Born in Manchester, England, on 18 June 1945, Halstead received his musical training at Chetham’s School and subsequently at the Royal Manchester School of Music. Piano served as his first instrument, yet he simultaneously pursued studies in horn, organ, and composition. Concentration eventually shifted toward horn, though he maintained keyboard work and later received harpsichord instruction from George Malcolm while taking conducting lessons with Charles Mackerras.
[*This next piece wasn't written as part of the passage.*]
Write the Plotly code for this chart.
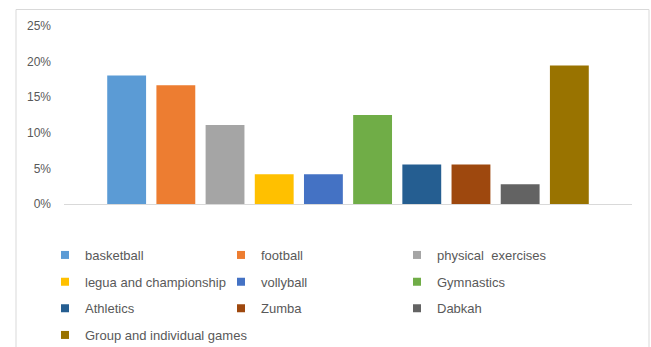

In 1966 Halstead joined the BBC Scottish Symphony Orchestra as principal horn, after which he advanced to comparable first-chair positions, among them one with the London Symphony Orchestra. Following additional horn study in the early 1970s with Horace Fitzpatrick, his engagement with hand horns deepened, resulting in principal appointments with several historically informed groups that included the English Chamber Orchestra, the Academy of Ancient Music, the Hanover Band, and the Orchestra of the Age of Enlightenment.

Halstead’s conducting debut occurred in 1976 when he led the first performance of Elisabeth Lutyens’ One and the Same. He thereafter directed a range of major period-instrument ensembles on a regular basis, most notably the Hanover Band. Throughout the final decades of the twentieth century and the opening years of the twenty-first, he sustained his activity as a horn player while establishing himself among England’s foremost conductors specializing in historically informed repertoire.

An especially large-scale undertaking began in 1995 when Halstead and the Hanover Band commenced recording the complete orchestral output of J.C. Bach. The project encompassed the harpsichord and fortepiano concertos, with Halstead directing from the keyboard; the resulting twenty-two-disc collection appeared on CPO, the final volume released in 2006.